Return the whole listing, line for line, without the pictures in it.

> [Dataset section]
※ ※ ※
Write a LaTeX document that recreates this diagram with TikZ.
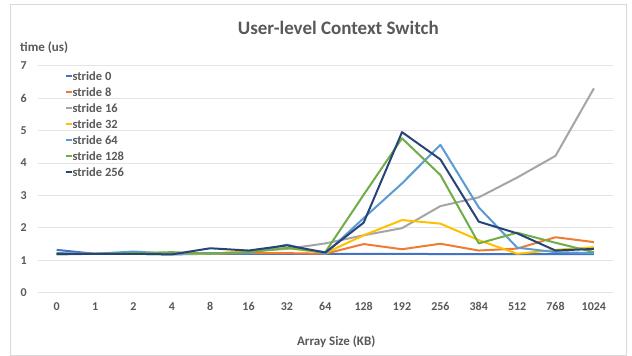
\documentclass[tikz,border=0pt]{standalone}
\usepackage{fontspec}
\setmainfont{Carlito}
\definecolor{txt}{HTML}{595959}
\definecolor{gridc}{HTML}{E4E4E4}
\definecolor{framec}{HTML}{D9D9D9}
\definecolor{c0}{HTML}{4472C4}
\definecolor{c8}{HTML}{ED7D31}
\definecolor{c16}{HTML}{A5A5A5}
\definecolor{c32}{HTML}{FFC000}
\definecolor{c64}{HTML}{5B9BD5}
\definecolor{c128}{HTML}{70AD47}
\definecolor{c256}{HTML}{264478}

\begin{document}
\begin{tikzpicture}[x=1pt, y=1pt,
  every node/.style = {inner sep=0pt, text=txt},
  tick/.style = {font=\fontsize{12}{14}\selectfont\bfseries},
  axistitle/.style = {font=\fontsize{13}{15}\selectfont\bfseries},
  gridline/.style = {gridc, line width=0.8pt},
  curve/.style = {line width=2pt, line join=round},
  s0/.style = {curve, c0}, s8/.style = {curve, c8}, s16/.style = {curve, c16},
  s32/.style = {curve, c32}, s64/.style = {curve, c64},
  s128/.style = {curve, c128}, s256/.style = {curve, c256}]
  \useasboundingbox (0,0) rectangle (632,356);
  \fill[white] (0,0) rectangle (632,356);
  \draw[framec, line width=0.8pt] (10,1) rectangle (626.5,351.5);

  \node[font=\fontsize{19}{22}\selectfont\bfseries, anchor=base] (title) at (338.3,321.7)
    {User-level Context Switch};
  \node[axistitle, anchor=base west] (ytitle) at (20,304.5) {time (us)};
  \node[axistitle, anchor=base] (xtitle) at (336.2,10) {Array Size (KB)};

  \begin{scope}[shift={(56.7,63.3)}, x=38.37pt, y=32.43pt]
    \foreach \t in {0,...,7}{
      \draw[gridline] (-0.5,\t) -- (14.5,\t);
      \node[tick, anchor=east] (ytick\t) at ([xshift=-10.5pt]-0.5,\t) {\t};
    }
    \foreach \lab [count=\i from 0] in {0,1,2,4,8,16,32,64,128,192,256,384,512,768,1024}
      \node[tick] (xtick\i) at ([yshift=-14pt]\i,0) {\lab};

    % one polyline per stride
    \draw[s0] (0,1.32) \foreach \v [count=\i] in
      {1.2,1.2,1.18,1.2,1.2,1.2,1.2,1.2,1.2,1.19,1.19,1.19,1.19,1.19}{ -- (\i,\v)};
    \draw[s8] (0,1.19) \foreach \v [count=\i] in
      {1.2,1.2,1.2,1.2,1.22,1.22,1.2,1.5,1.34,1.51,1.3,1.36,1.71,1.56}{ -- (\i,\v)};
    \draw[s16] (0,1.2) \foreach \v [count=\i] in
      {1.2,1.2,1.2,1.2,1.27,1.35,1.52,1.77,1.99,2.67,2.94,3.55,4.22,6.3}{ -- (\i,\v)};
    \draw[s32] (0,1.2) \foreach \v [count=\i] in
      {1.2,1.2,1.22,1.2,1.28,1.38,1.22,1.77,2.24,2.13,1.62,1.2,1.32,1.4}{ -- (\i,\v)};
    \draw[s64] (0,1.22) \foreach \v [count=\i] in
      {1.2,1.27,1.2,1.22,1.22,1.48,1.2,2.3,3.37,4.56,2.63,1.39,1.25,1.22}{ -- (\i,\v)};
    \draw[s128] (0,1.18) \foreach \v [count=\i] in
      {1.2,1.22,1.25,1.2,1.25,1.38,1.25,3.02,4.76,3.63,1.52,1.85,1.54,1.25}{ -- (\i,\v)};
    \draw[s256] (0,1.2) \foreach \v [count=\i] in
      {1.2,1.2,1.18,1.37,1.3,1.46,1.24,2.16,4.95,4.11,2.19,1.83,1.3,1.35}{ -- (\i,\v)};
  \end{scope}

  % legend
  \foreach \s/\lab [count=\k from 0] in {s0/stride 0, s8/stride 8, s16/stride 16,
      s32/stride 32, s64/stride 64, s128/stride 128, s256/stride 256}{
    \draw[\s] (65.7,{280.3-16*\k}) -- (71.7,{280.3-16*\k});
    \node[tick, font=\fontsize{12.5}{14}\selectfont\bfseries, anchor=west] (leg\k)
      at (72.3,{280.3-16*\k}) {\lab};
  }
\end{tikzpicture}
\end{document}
※ ※ ※
> [Output of the exercise]
Write a LaTeX document that recreates this diagram with TikZ.
\documentclass[tikz,border=0pt]{standalone}
\usepackage{fontspec}
\setmainfont{Carlito}
\definecolor{txt}{HTML}{595959}
\definecolor{gridc}{HTML}{E4E4E4}
\definecolor{framec}{HTML}{D9D9D9}
\definecolor{c0}{HTML}{4472C4}
\definecolor{c8}{HTML}{ED7D31}
\definecolor{c16}{HTML}{A5A5A5}
\definecolor{c32}{HTML}{FFC000}
\definecolor{c64}{HTML}{5B9BD5}
\definecolor{c128}{HTML}{70AD47}
\definecolor{c256}{HTML}{264478}

\begin{document}
\begin{tikzpicture}[x=1pt, y=1pt,
  every node/.style = {inner sep=0pt, text=txt},
  tick/.style = {font=\fontsize{12}{14}\selectfont\bfseries},
  axistitle/.style = {font=\fontsize{13}{15}\selectfont\bfseries},
  gridline/.style = {gridc, line width=0.8pt},
  curve/.style = {line width=2pt, line join=round},
  s0/.style = {curve, c0}, s8/.style = {curve, c8}, s16/.style = {curve, c16},
  s32/.style = {curve, c32}, s64/.style = {curve, c64},
  s128/.style = {curve, c128}, s256/.style = {curve, c256}]
  \useasboundingbox (0,0) rectangle (632,356);
  \fill[white] (0,0) rectangle (632,356);
  \draw[framec, line width=0.8pt] (10,1) rectangle (626.5,351.5);

  \node[font=\fontsize{19}{22}\selectfont\bfseries, anchor=base] (title) at (338.3,321.7)
    {User-level Context Switch};
  \node[axistitle, anchor=base west] (ytitle) at (20,304.5) {time (us)};
  \node[axistitle, anchor=base] (xtitle) at (336.2,10) {Array Size (KB)};

  \begin{scope}[shift={(56.7,63.3)}, x=38.37pt, y=32.43pt]
    \foreach \t in {0,...,7}{
      \draw[gridline] (-0.5,\t) -- (14.5,\t);
      \node[tick, anchor=east] (ytick\t) at ([xshift=-10.5pt]-0.5,\t) {\t};
    }
    \foreach \lab [count=\i from 0] in {0,1,2,4,8,16,32,64,128,192,256,384,512,768,1024}
      \node[tick] (xtick\i) at ([yshift=-14pt]\i,0) {\lab};

    % one polyline per stride
    \draw[s0] (0,1.32) \foreach \v [count=\i] in
      {1.2,1.2,1.18,1.2,1.2,1.2,1.2,1.2,1.2,1.19,1.19,1.19,1.19,1.19}{ -- (\i,\v)};
    \draw[s8] (0,1.19) \foreach \v [count=\i] in
      {1.2,1.2,1.2,1.2,1.22,1.22,1.2,1.5,1.34,1.51,1.3,1.36,1.71,1.56}{ -- (\i,\v)};
    \draw[s16] (0,1.2) \foreach \v [count=\i] in
      {1.2,1.2,1.2,1.2,1.27,1.35,1.52,1.77,1.99,2.67,2.94,3.55,4.22,6.3}{ -- (\i,\v)};
    \draw[s32] (0,1.2) \foreach \v [count=\i] in
      {1.2,1.2,1.22,1.2,1.28,1.38,1.22,1.77,2.24,2.13,1.62,1.2,1.32,1.4}{ -- (\i,\v)};
    \draw[s64] (0,1.22) \foreach \v [count=\i] in
      {1.2,1.27,1.2,1.22,1.22,1.48,1.2,2.3,3.37,4.56,2.63,1.39,1.25,1.22}{ -- (\i,\v)};
    \draw[s128] (0,1.18) \foreach \v [count=\i] in
      {1.2,1.22,1.25,1.2,1.25,1.38,1.25,3.02,4.76,3.63,1.52,1.85,1.54,1.25}{ -- (\i,\v)};
    \draw[s256] (0,1.2) \foreach \v [count=\i] in
      {1.2,1.2,1.18,1.37,1.3,1.46,1.24,2.16,4.95,4.11,2.19,1.83,1.3,1.35}{ -- (\i,\v)};
  \end{scope}

  % legend
  \foreach \s/\lab [count=\k from 0] in {s0/stride 0, s8/stride 8, s16/stride 16,
      s32/stride 32, s64/stride 64, s128/stride 128, s256/stride 256}{
    \draw[\s] (65.7,{280.3-16*\k}) -- (71.7,{280.3-16*\k});
    \node[tick, font=\fontsize{12.5}{14}\selectfont\bfseries, anchor=west] (leg\k)
      at (72.3,{280.3-16*\k}) {\lab};
  }
\end{tikzpicture}
\end{document}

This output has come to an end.